昨日気付いたんだがネット連載を一ヶ月分飛ばしてしまっている。それはよくあることなのだが、直前の話を見せない悪いシステムであるため流れがまったく分からなくなってしまった。ケチなのかなんなのか、直前の話を見せないことになにかメリットがあるんだろうか? こんなケチなネット連載は読み飛ばすようなスピードで読むぜ、となって、出かけない日曜日の午後、溜まったオンラインのまんがを読んだり流し読みしたりしていた。そういうのを見まくってるせいかどうかは分からんがオンラインゲームの広告や話題がビュンビュン飛んでくる。これは悪口じゃなくて善意で言ってるんだけど、「北斎に水着」とか「紫式部にチャイナ服」という字面見ても違和感なく受け取れるひとはカレーのことをタピオカミルクティーって呼んだ上でタピオカミルクティーを白米の上にかけるとすごくおいしいと言っても真意を汲み取ってくれそうですごいな。カレーは飲み物って言ってるひともペプシのことをカレーという名前で呼んだ上でカレーは飲み物って言ってる可能性あるからな。マジですごいよね。で夕方は掃除機をかけていたんだけど、おれがほぼ使わないリビングのカーペット、久しぶりに掃除機をかけたらまた異常な量のホコリが取れた。マジで何も掃除してないのかな。

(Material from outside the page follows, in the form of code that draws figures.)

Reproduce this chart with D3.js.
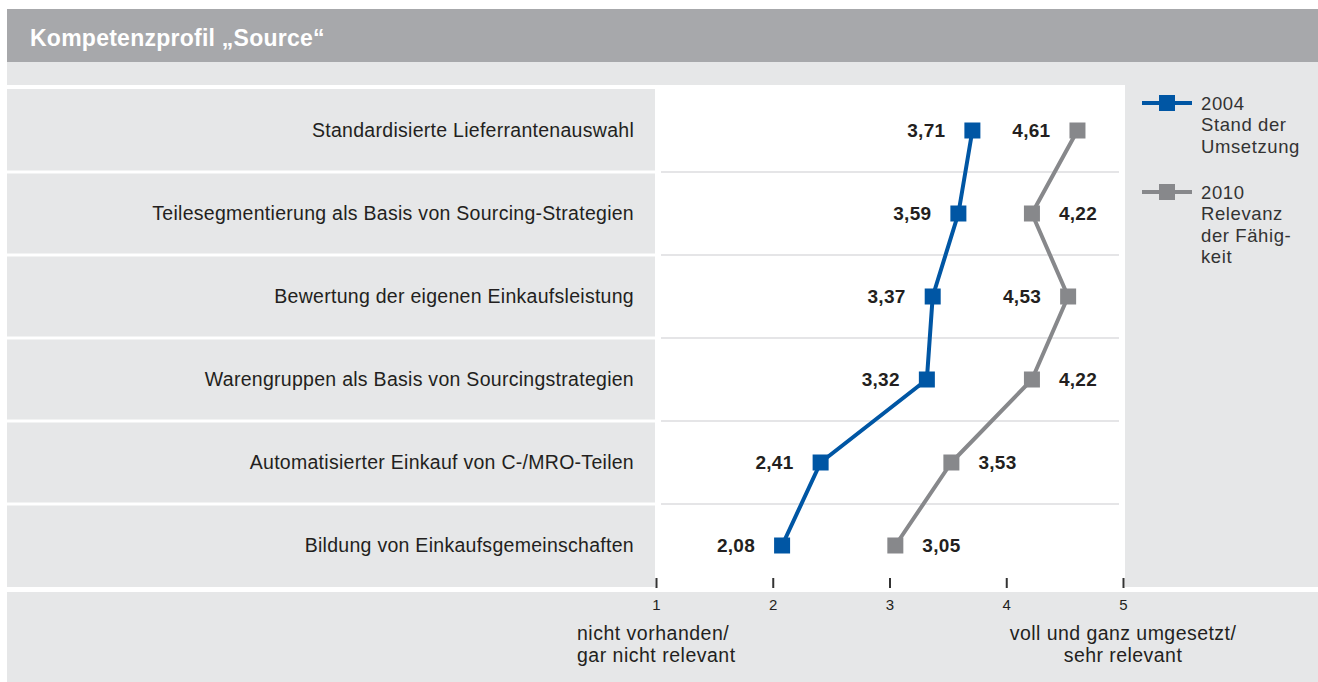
<!DOCTYPE html>
<html><head><meta charset="utf-8">
<script src="https://cdn.jsdelivr.net/npm/d3@7"></script>
<style>
body{margin:0;background:#fff;}
text{font-family:"Liberation Sans",Arial,sans-serif;}
</style></head>
<body>
<svg id="c" width="1318" height="682"></svg>
<script>
const title = "Kompetenzprofil \u201eSource\u201c";
const categories = [
  "Standardisierte Lieferrantenauswahl",
  "Teilesegmentierung als Basis von Sourcing-Strategien",
  "Bewertung der eigenen Einkaufsleistung",
  "Warengruppen als Basis von Sourcingstrategien",
  "Automatisierter Einkauf von C-/MRO-Teilen",
  "Bildung von Einkaufsgemeinschaften"
];
const values2004 = [3.71, 3.59, 3.37, 3.32, 2.41, 2.08];
const values2010 = [4.61, 4.22, 4.53, 4.22, 3.53, 3.05];
const labelSide2004 = ["left","left","left","left","left","left"];
const labelSide2010 = ["left","right","left","right","right","right"];
const tickValues = [1, 2, 3, 4, 5];
const legend2004 = ["2004", "Stand der", "Umsetzung"];
const legend2010 = ["2010", "Relevanz", "der F\u00e4hig-", "keit"];
const axisLeftTitle = ["nicht vorhanden/", "gar nicht relevant"];
const axisRightTitle = ["voll und ganz umgesetzt/", "sehr relevant"];

const BLUE = "#0056a4", GREY = "#87888b", TXT = "#231f20";
const LIGHT = "#e6e7e8", BAND = "#a7a8ab", SEP = "#dcdddf";

const svg = d3.select("#c");
const x = d3.scaleLinear().domain([1, 5]).range([656, 1123]);
const y = d3.scaleBand().domain(categories).range([89, 587]);

// backgrounds
svg.append("rect").attr("x",7).attr("y",9).attr("width",1311).attr("height",53).attr("fill",BAND);
svg.append("rect").attr("x",7).attr("y",62).attr("width",1311).attr("height",620).attr("fill",LIGHT);
svg.append("rect").attr("x",7).attr("y",85).attr("width",1118).attr("height",507).attr("fill","#fff");
svg.append("rect").attr("x",7).attr("y",587).attr("width",1311).attr("height",5).attr("fill","#fff");

svg.append("text").attr("x",30).attr("y",46).attr("fill","#fff")
  .attr("font-size",23).attr("font-weight","bold").attr("letter-spacing",0.25).text(title);

// label cells
svg.append("g").selectAll("rect").data(categories).join("rect")
  .attr("x",7).attr("width",648)
  .attr("y",(d,i)=>y(d)+(i===0?0:1.5))
  .attr("height",(d,i)=>y.bandwidth()-(i===0?0:1.5)-(i===categories.length-1?0:1.5))
  .attr("fill",LIGHT);

// separators in plot
svg.append("g").selectAll("line").data(categories.slice(1)).join("line")
  .attr("x1",661).attr("x2",1119)
  .attr("y1",d=>y(d)).attr("y2",d=>y(d))
  .attr("stroke",SEP).attr("stroke-width",1.5);

// category labels
svg.append("g").selectAll("text").data(categories).join("text")
  .attr("x",634).attr("y",d=>y(d)+y.bandwidth()/2)
  .attr("dy","0.35em").attr("text-anchor","end")
  .attr("font-size",19.5).attr("letter-spacing",0.28).attr("fill",TXT).text(d=>d);

// axis
const axis = d3.axisBottom(x).tickValues(tickValues).tickSize(-10).tickPadding(11)
  .tickFormat(d3.format("d"));
const ag = svg.append("g").attr("transform","translate(0,588)").call(axis);
ag.select(".domain").remove();
ag.selectAll(".tick line").attr("stroke","#333").attr("stroke-width",2);
ag.selectAll(".tick text").attr("font-size",15).attr("fill",TXT)
  .attr("font-family","'Liberation Sans',Arial,sans-serif");

svg.append("g").selectAll("text").data(axisLeftTitle).join("text")
  .attr("x",577).attr("y",(d,i)=>640+i*22)
  .attr("font-size",19.5).attr("letter-spacing",0.5).attr("fill",TXT).text(d=>d);
svg.append("g").selectAll("text").data(axisRightTitle).join("text")
  .attr("x",x(5)).attr("y",(d,i)=>640+i*22).attr("text-anchor","middle")
  .attr("font-size",19.5).attr("letter-spacing",0.45).attr("fill",TXT).text(d=>d);

// series
const fmt = v => d3.format(".2f")(v).replace(".", ",");
function series(vals, sides, color){
  const pts = vals.map((v,i)=>[x(v), y(categories[i])+y.bandwidth()/2]);
  svg.append("path").attr("d", d3.line()(pts)).attr("fill","none")
    .attr("stroke",color).attr("stroke-width",4).attr("stroke-linejoin","round");
  svg.append("g").selectAll("rect").data(pts).join("rect")
    .attr("x",d=>d[0]-8).attr("y",d=>d[1]-8).attr("width",16).attr("height",16).attr("fill",color);
  svg.append("g").selectAll("text").data(vals).join("text")
    .attr("x",(v,i)=>pts[i][0] + (sides[i]==="left" ? -27 : 27))
    .attr("y",(v,i)=>pts[i][1]).attr("dy","0.35em")
    .attr("text-anchor",(v,i)=>sides[i]==="left"?"end":"start")
    .attr("font-size",19).attr("font-weight","bold").attr("letter-spacing",0.3)
    .attr("fill",TXT).text(fmt);
}
series(values2004, labelSide2004, BLUE);
series(values2010, labelSide2010, GREY);

// legend
function legend(yc, lines, color){
  const g = svg.append("g");
  g.append("line").attr("x1",1142).attr("x2",1192).attr("y1",yc).attr("y2",yc)
    .attr("stroke",color).attr("stroke-width",4);
  g.append("rect").attr("x",1159).attr("y",yc-8).attr("width",16).attr("height",16).attr("fill",color);
  g.selectAll("text").data(lines).join("text")
    .attr("font-size",18.5).attr("letter-spacing",0.6).attr("fill","#333")
    .attr("x",1201).attr("y",(d,i)=>yc+7+i*21.3).text(d=>d);
}
legend(103, legend2004, BLUE);
legend(192, legend2010, GREY);
</script>
</body></html>
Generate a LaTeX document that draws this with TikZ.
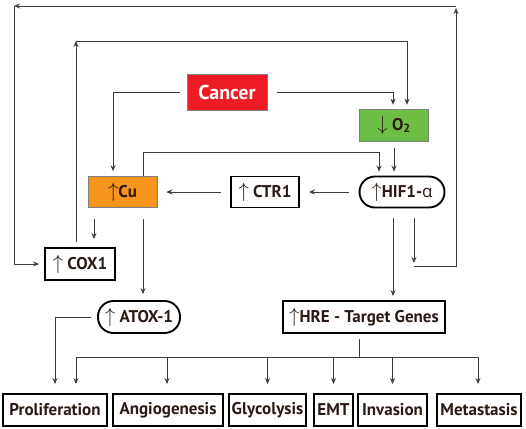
\documentclass[tikz,border=0pt]{standalone}
\usepackage{fontspec}
\setmainfont{PT Sans}
\newfontfamily\greekfont{Open Sans}
\usepackage{xcolor}
\usepackage{tikz}
\usetikzlibrary{arrows.meta}
\definecolor{ink}{HTML}{2B1A14}
\definecolor{wirec}{HTML}{3C3C3C}
\definecolor{cancerred}{HTML}{ED1C24}
\definecolor{leaf}{HTML}{6DBE45}
\definecolor{amber}{HTML}{F7941D}
\newcommand{\upa}{\scalebox{1.2}{$\uparrow$}}
\newcommand{\dna}{\scalebox{1.2}{$\downarrow$}}
\tikzset{
  box/.style={draw=black, line width=1.9pt, minimum height=31pt, inner sep=2pt, text=ink, font=\bfseries\fontsize{17}{19}\selectfont},
  pill/.style={box, rounded corners=15.5pt},
  fillbox/.style={box, draw=gray, line width=0.6pt},
  wire/.style={draw=wirec, line width=0.8pt},
  conn/.style={wire, shorten <=8pt, shorten >=5pt, -{Stealth[length=6pt,width=5pt]}},
}

\begin{document}
\begin{tikzpicture}[x=1pt,y=-1pt]
  \useasboundingbox (0,0) rectangle (526,428);
  % nodes
  \node[fillbox, fill=cancerred, text=white, minimum width=80pt, minimum height=36pt,
        font=\bfseries\fontsize{20}{22}\selectfont] (cancer) at (227,92) {Cancer};
  \node[fillbox, fill=leaf, minimum width=69pt, minimum height=32pt] (o2) at (394,125) {\dna\ O\textsubscript{2}};
  \node[pill, minimum width=85pt] (hif) at (402,192) {\upa HIF1-{\greekfont\mdseries α}};
  \node[box, minimum width=68pt] (ctr) at (265,192) {\upa\ CTR1};
  \node[fillbox, fill=amber, minimum width=69pt] (cu) at (122.5,192) {\upa Cu};
  \node[box, minimum width=70pt, minimum height=32pt] (cox) at (80,264) {\upa\ COX1};
  \node[pill, minimum width=82pt, minimum height=32pt] (atox) at (139,317) {\upa\ ATOX-1};
  \node[box, minimum width=162pt, minimum height=32pt] (hre) at (364,317) {\upa HRE - Target Genes};
  \foreach \name/\x/\w/\txt in {prolif/55/104/Proliferation, angio/168/110/Angiogenesis,
      glyco/267.5/77/Glycolysis, emt/333.5/39/EMT, inv/392.5/69/Invasion, meta/479/84/Metastasis}
    \node[box, minimum width=\w pt, minimum height=32pt] (\name) at (\x,410) {\txt};

  % bends
  \coordinate (tl) at (76,41);
  \coordinate (cb) at (143,152);
  \coordinate (rb) at (414,266);
  \coordinate (rt) at (456,6);
  \coordinate (lt) at (14,6);
  \coordinate (bus) at (359,357);

  % cancer
  \draw[conn, shorten <=7pt] (cancer.west) -| ([xshift=-9.5pt]cu.north);
  \draw[conn, shorten <=10pt, shorten >=4pt] (cancer.east) -| ([xshift=-1pt]o2.north);
  % loops
  \draw[conn, shorten <=5pt, shorten >=0pt] ([xshift=-4pt]cox.north) -- (tl);
  \draw[conn, shorten <=0pt, shorten >=4pt] (tl) -| ([xshift=13pt]o2.north);
  \draw[conn, shorten <=10pt, shorten >=3pt] (hif.south -| rb) -- (rb);
  \draw[conn, shorten <=0pt, shorten >=2pt] (rb) -| (rt);
  \draw[conn, shorten <=0pt, shorten >=0pt] (rt) -- (lt);
  \draw[conn, shorten <=0pt] (lt) |- (cox.west);
  \draw[conn, shorten <=0pt, shorten >=4pt] (cu.north -| cb) -- (cb) -| ([xshift=-23pt]hif.north);
  % main chain
  \draw[conn, shorten <=7pt, shorten >=4pt] (o2.south) -- (o2.south |- hif.north);
  \draw[conn, shorten <=9.5pt, shorten >=9pt] (hif.west) -- (ctr.east);
  \draw[conn, shorten <=9pt, shorten >=9pt] (ctr.west) -- (cu.east);
  \draw[conn, shorten <=11pt, shorten >=8pt] ([xshift=14pt]cox.north |- cu.south) -- ([xshift=14pt]cox.north);
  \draw[conn, shorten <=11pt, shorten >=6pt] (cu.south -| cb) -- (atox.north -| cb);
  \draw[conn, shorten <=6pt, shorten >=9pt] (atox.west) -| (prolif.north);
  \draw[conn, shorten <=10pt, shorten >=4pt] ([xshift=-9pt]hif.south) -- ([xshift=-9pt]hif.south |- hre.north);
  % outcomes
  \draw[wire, shorten <=5pt] (hre.south -| bus) -- (bus);
  \foreach \n/\dx in {prolif/21, angio/-1, glyco/0, emt/0, inv/0, meta/-1}
    \draw[conn, shorten <=0pt, shorten >=9pt] (bus) -| ([xshift=\dx pt]\n.north);
\end{tikzpicture}
\end{document}
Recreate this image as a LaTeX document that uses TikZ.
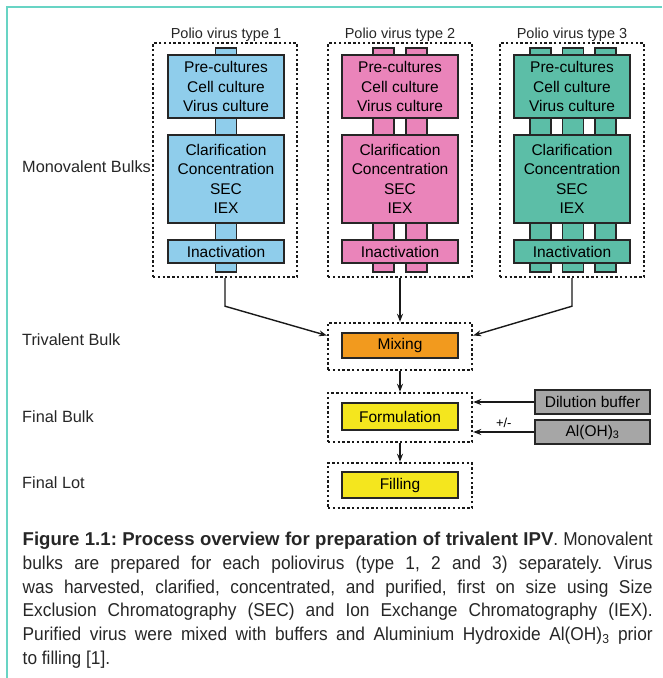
\documentclass[tikz,border=0pt]{standalone}
\usepackage{fontspec}
\setmainfont{Liberation Sans}
\newfontfamily\capfont[FakeStretch=0.93, BoldFeatures={FakeStretch=1.0}]{Liberation Sans}
\usetikzlibrary{arrows.meta, positioning}
\frenchspacing

\definecolor{bluebox}{RGB}{143,205,235}
\definecolor{pinkbox}{RGB}{234,132,186}
\definecolor{tealbox}{RGB}{92,190,167}
\definecolor{mixorange}{RGB}{242,154,30}
\definecolor{formyellow}{RGB}{244,230,30}
\definecolor{buffergray}{RGB}{166,166,166}
\definecolor{tealline}{RGB}{104,212,196}

\begin{document}
\begin{tikzpicture}[x=1pt, y=-1pt, >={Stealth[length=8pt, width=6pt]},
		stage/.style={rectangle, draw=black!85, line width=1.3pt, minimum width=116pt, inner sep=0pt, align=center, font=\fontsize{15.5}{19.5}\selectfont},
		frame/.style={rectangle, draw=black!90, line width=2.4pt, dash pattern=on 2.4pt off 2.4pt, minimum width=144pt},
		tab/.style={draw=black!85, line width=1.3pt},
		side/.style={anchor=west, inner sep=0pt, text=black!85, font=\fontsize{16.3}{18}\selectfont},
		virus/.style={anchor=base, inner sep=0pt, text=black!85, font=\fontsize{14.5}{17}\selectfont},
		flow/.style={->, line width=1.4pt, draw=black!90}]
	\useasboundingbox (0,0) rectangle (662,678);
	
	% page rule
	\draw[tealline, line width=2pt] (7,6.5) -- (662,6.5);
	\draw[tealline, line width=2pt] (7,6) -- (7,678);
	
	% connecting tabs behind the stages
	\draw[tab, fill=bluebox] (215.5,48) rectangle (236.5,272);
	\draw[tab, fill=pinkbox] (373,48) rectangle (394,272);
	\draw[tab, fill=pinkbox] (406,48) rectangle (427,272);
	\draw[tab, fill=tealbox] (530,48) rectangle (551,272);
	\draw[tab, fill=tealbox] (562.5,48) rectangle (583.5,272);
	\draw[tab, fill=tealbox] (595,48) rectangle (616,272);
	
	% monovalent bulks
	\node[frame, minimum height=234pt] (mono1) at (225,160) {};
	\node[frame, minimum height=234pt] (mono2) at (400,160) {};
	\node[frame, minimum height=234pt] (mono3) at (572,160) {};
	\node[virus] (type1) at (226,38) {Polio virus type 1};
	\node[virus] (type2) at (400,38) {Polio virus type 2};
	\node[virus] (type3) at (572,38) {Polio virus type 3};
	
	\node[stage, fill=bluebox, minimum height=63pt] (culture1) at (226,86.5) {Pre-cultures\\Cell culture\\Virus culture};
	\node[stage, fill=bluebox, minimum height=88pt] (purify1) at (226,179) {Clarification\\Concentration\\SEC\\IEX};
	\node[stage, fill=bluebox, minimum height=23pt] (inact1) at (226,251.5) {Inactivation};
	\node[stage, fill=pinkbox, minimum height=63pt] (culture2) at (400,86.5) {Pre-cultures\\Cell culture\\Virus culture};
	\node[stage, fill=pinkbox, minimum height=88pt] (purify2) at (400,179) {Clarification\\Concentration\\SEC\\IEX};
	\node[stage, fill=pinkbox, minimum height=23pt] (inact2) at (400,251.5) {Inactivation};
	\node[stage, fill=tealbox, minimum height=63pt] (culture3) at (572,86.5) {Pre-cultures\\Cell culture\\Virus culture};
	\node[stage, fill=tealbox, minimum height=88pt] (purify3) at (572,179) {Clarification\\Concentration\\SEC\\IEX};
	\node[stage, fill=tealbox, minimum height=23pt] (inact3) at (572,251.5) {Inactivation};
	
	% trivalent, final bulk and final lot
	\node[frame, minimum height=47pt] (trif) at (400,346.5) {};
	\node[stage, fill=mixorange, minimum height=25pt] (mixing) at (400,345.5) {Mixing};
	\node[frame, minimum height=49pt] (bulkf) at (400,417.5) {};
	\node[stage, fill=formyellow, minimum height=27pt] (formulation) at (400,416.5) {Formulation};
	\node[frame, minimum height=45pt] (lotf) at (400,485.5) {};
	\node[stage, fill=formyellow, minimum height=26pt] (filling) at (400,485) {Filling};
	\node[stage, fill=buffergray, minimum width=115pt, minimum height=24pt] (dilution) at (592.5,402) {Dilution buffer};
	\node[stage, fill=buffergray, minimum width=115pt, minimum height=24pt] (aloh) at (592.5,432) {Al(OH)\textsubscript{3}};
	
	\node[side] (monolabel) at (22,167) {Monovalent Bulks};
	\node[side] (trilabel) at (22,340) {Trivalent Bulk};
	\node[side] (bulklabel) at (22,417) {Final Bulk};
	\node[side] (lotlabel) at (22,483) {Final Lot};
	
	\draw[flow] (mono1.south) -- ++(0,28) -- ([yshift=11pt]trif.west);
	\draw[flow] (mono2.south) -- (trif.north);
	\draw[flow] (mono3.south) -- ++(0,28) -- ([yshift=11pt]trif.east);
	\draw[flow] (trif.south) -- (bulkf.north);
	\draw[flow] (bulkf.south) -- (lotf.north);
	\draw[flow] (dilution.west) -- (dilution.west -| bulkf.east);
	\draw[flow] (aloh.west) -- node[above, font=\fontsize{13}{15}\selectfont] {+/-} (aloh.west -| bulkf.east);
	
	\node[anchor=north west, inner sep=0pt, text width=630pt, align=justify, text=black!85, font=\capfont\fontsize{18.6}{23.7}\selectfont] (caption) at (22.5,532) {\textbf{Figure 1.1: Process overview for preparation of trivalent IPV}. Monovalent\linebreak bulks are prepared for each poliovirus (type 1, 2 and 3) separately. Virus\linebreak was harvested, clarified, concentrated, and purified, first on size using Size\linebreak Exclusion Chromatography (SEC) and Ion Exchange Chromatography (IEX).\linebreak Purified virus were mixed with buffers and Aluminium Hydroxide Al(OH)\textsubscript{3} prior\linebreak to filling [1].};
\end{tikzpicture}
\end{document}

夜さあ、NHK見てたら美空ひばりをAIで再現するという番組が流れてきたんだ。これは、死んだ人間を合成音声・合成映像で代替的に蘇らせて新曲を歌わせるという内容だったけど、これって死者の冒涜じゃないのか? 仮にも意志を持っていた人間を意志のまったくない状態にするってことでしょ。死んでも他人の意図で新曲を勝手に歌わされることに問題がなさそうな番組作りでこえーな、普段は倫理を云々するNHKがなんなんだ、と思ってたら一応、バーチャルに死者をよみがえらせることには批判もあります! という映像が流れたが、流れただけで何の結論も出さずすぐ本編に戻ってしまった。その上、美空ひばりが天国から喋ってるみたいな語りも入れるのか、なんだよこれは、どっかの宗教のボスが守護霊おろして喋ってるのと何が違うんだ。そしてその番組のラストに、「死者をAIで蘇らせていいかどうかは、人々が本当にそれを望んでいるかどうかによる」とナレーションが入ったけど、その論理ならクローン人間が作れてしまうよな。美空ひばりのクローンを本当に望んでいるひと、たくさんいますよね? それと根っこは一緒のはずなんだが、なぜ肯定的にこんな番組を作ってしまうのか。まあ今回の件でNHKが「倫理的に賛否両論あるけど、望んでいるひとがいるからいいじゃん! これが想いの力だ」みたいなスタンスを取っていることがよく分かったし、二度と倫理を語るな。